Monday, July 26, 2010
Central Library at Edinburgh
Our tour at the Central Library at Edinburgh was filled with information about the different departments within the library. First, Allison presented information about the Library Development of Digitization (Digital Library). The Virtual Library was developed only a year ago. It provides 24/7 availability and brings e-services together. Their upcoming project are downloadable e-books. The library has discovered that patrons are wanting more online resources, rather than searching through the reference section. Your Edinburgh is a community website on the library's main page. The focus is providing information that people really need. The webpage also has a photo collection, which consists of 3,500 photographs. The Images of Edinburgh shows how the city has changed over the years. 2,000 patrons are subscribed to the e-newsletter. This is a great tool for patrons to know what is going on in the library. The library also has a Wordpress blog, Tales of One City, which promotes the library. They post daily. Twitter is also a very effective way of communicating and monitoring what patrons say about the library.

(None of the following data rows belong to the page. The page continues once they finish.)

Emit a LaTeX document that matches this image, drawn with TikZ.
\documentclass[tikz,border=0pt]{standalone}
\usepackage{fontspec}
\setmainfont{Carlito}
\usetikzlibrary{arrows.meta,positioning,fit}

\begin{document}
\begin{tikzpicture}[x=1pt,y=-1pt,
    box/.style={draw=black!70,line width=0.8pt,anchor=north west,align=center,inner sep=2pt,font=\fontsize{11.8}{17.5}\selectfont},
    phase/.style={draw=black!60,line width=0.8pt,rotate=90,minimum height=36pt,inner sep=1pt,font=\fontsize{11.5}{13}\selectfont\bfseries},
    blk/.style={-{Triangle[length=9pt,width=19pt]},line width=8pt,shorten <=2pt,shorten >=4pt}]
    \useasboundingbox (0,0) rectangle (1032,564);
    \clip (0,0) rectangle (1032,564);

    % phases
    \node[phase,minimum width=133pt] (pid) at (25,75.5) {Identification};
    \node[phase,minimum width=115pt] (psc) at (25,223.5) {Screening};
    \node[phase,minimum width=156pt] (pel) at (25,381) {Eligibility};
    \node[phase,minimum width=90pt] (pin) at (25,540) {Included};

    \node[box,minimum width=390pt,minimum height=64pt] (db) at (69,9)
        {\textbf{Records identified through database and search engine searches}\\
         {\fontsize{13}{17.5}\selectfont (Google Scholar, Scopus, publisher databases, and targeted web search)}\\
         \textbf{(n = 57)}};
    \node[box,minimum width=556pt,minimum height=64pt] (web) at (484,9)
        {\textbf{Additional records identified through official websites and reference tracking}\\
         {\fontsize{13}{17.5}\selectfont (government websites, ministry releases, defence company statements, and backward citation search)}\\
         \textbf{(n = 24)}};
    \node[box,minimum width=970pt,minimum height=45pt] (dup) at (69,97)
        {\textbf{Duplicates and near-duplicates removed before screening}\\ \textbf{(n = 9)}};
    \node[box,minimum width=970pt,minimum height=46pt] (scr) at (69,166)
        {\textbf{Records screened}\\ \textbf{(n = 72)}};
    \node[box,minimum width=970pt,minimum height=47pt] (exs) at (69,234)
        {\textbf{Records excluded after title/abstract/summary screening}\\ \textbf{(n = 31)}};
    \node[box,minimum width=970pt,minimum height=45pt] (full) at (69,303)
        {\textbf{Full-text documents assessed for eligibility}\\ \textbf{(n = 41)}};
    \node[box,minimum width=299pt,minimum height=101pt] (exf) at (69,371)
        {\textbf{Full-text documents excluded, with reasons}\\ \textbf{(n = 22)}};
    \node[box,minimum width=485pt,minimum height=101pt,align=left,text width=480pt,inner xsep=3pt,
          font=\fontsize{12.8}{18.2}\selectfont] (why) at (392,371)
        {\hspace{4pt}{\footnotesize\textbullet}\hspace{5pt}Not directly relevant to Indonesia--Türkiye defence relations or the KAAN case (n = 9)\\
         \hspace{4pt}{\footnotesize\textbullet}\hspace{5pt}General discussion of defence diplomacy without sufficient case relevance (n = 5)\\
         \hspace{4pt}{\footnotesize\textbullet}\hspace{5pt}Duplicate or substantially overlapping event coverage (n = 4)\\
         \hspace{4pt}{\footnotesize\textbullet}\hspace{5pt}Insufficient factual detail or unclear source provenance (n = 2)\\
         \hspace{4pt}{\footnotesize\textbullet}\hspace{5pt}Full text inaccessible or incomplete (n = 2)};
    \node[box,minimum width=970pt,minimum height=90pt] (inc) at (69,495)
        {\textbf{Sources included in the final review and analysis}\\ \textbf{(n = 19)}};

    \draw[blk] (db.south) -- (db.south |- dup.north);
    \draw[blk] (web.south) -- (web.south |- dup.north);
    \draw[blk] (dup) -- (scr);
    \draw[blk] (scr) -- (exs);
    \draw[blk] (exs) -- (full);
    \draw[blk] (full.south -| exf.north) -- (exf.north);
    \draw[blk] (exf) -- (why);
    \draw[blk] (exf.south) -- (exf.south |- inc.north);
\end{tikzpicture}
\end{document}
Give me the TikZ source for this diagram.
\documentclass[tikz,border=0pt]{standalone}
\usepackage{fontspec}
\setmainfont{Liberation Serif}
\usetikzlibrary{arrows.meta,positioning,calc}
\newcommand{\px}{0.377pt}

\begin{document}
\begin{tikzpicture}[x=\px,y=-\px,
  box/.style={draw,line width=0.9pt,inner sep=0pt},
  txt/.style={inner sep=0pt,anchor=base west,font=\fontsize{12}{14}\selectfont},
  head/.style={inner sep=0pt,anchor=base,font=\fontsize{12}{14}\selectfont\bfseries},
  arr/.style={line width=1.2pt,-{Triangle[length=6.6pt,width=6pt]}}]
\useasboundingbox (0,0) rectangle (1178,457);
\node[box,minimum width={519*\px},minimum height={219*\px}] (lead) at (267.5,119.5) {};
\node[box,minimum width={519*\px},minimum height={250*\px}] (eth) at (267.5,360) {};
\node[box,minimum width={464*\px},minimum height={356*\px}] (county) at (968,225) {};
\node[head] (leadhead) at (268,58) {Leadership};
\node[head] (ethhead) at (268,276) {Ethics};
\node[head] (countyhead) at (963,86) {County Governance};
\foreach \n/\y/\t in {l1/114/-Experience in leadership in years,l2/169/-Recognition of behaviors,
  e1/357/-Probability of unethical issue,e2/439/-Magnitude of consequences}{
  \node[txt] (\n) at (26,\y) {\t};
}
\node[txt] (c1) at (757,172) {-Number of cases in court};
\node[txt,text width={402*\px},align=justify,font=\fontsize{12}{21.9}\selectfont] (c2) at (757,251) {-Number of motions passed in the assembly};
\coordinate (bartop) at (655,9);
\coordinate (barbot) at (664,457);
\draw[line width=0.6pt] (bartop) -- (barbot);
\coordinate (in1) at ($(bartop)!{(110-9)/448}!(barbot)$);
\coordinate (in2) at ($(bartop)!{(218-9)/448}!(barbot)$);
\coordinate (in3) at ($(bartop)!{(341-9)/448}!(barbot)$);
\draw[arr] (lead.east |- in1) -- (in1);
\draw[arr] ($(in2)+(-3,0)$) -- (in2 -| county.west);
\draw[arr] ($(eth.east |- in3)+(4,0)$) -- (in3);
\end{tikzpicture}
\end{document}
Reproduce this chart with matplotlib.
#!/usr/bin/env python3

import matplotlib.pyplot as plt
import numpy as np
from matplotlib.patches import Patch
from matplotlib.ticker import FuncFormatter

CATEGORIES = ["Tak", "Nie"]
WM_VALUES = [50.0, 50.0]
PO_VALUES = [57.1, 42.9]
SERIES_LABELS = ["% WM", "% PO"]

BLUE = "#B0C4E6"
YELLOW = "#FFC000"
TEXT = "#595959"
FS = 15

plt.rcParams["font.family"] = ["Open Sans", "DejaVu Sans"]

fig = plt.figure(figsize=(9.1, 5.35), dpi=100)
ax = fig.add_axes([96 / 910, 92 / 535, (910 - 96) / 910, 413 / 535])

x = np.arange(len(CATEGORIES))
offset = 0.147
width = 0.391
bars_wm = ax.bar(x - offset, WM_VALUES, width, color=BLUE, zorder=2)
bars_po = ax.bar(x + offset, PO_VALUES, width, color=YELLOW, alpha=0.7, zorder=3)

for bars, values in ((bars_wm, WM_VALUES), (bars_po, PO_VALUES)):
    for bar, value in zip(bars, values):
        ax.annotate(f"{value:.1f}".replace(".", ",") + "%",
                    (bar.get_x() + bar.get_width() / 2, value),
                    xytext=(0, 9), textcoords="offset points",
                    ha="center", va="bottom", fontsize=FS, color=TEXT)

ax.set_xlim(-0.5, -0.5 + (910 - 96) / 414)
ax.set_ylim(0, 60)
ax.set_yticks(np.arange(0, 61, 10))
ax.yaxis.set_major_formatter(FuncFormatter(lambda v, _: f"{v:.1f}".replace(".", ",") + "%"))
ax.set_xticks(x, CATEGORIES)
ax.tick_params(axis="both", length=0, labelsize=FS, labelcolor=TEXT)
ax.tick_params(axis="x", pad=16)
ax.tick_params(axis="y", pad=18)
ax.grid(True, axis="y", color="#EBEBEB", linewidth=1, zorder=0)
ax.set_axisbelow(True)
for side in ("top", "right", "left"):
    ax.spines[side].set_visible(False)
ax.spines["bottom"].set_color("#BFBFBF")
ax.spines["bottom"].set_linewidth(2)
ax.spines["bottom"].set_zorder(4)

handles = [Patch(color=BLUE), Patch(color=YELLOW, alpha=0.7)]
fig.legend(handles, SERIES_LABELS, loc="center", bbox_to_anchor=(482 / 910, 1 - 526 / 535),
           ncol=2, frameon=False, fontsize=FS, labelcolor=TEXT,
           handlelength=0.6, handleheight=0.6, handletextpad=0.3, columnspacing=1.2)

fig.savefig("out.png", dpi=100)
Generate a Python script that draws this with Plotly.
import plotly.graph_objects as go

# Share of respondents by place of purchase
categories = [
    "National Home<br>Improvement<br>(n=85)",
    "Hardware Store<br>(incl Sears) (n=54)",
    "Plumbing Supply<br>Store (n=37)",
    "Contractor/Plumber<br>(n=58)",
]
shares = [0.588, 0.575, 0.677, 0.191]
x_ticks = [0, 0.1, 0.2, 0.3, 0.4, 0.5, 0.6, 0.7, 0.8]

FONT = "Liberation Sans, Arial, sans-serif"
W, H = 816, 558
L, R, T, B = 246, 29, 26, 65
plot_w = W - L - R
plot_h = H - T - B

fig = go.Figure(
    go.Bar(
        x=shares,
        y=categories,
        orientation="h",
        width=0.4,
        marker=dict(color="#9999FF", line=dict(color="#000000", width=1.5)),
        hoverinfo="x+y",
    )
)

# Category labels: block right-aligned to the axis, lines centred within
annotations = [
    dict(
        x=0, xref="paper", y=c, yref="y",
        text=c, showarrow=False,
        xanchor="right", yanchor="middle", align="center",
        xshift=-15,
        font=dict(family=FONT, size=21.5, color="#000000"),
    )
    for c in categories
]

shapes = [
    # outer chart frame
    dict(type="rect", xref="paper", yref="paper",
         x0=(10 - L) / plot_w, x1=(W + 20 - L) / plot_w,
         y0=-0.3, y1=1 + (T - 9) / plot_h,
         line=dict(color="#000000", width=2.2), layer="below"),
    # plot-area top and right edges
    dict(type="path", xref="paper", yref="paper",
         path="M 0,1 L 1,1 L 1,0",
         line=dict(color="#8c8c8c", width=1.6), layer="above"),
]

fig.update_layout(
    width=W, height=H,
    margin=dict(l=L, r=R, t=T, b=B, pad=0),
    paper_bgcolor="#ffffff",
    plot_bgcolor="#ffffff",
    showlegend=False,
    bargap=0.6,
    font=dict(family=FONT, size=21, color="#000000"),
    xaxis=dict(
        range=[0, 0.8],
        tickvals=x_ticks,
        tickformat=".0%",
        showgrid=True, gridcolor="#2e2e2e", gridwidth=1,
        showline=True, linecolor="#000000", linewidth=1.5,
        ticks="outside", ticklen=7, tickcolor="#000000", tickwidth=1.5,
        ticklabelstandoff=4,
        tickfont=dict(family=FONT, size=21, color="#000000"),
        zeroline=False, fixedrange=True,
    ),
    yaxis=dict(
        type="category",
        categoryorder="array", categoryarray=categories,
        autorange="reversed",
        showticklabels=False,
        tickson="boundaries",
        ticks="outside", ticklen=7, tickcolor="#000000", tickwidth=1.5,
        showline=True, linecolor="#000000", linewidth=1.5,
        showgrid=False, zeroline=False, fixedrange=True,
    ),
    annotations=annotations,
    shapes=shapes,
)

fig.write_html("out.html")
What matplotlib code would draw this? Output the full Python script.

Annie Bell and Colin discussed the Reader Development department. The purpose of this department is engaging with readers, and learning how to expound their reading and library experience. They have author events. Author events are usually once a month, between 150-180 people attend, and the writers are generally Scottish. "Crime in the City" was a crime themed author month where different crime authors went around the city, promoting their books. Reading groups are very popular within the 26branches of the library at Edinburgh. There are over 100 reading groups, but most are private. Another program that has been implemented is Read A Loud, which consists of reading poetry and showing photos to the elderly. There are 5 care homes in Edinburgh that participate.
Karen talked about conservation and special collections. The collection dates back from the 15th century to present. Their preservation is usually done outside the library by conservators. The trouble with conservation is money. It costs 500£ to de-acidify a book. Karen's advice is to always justify your decisions when it comes to conserving.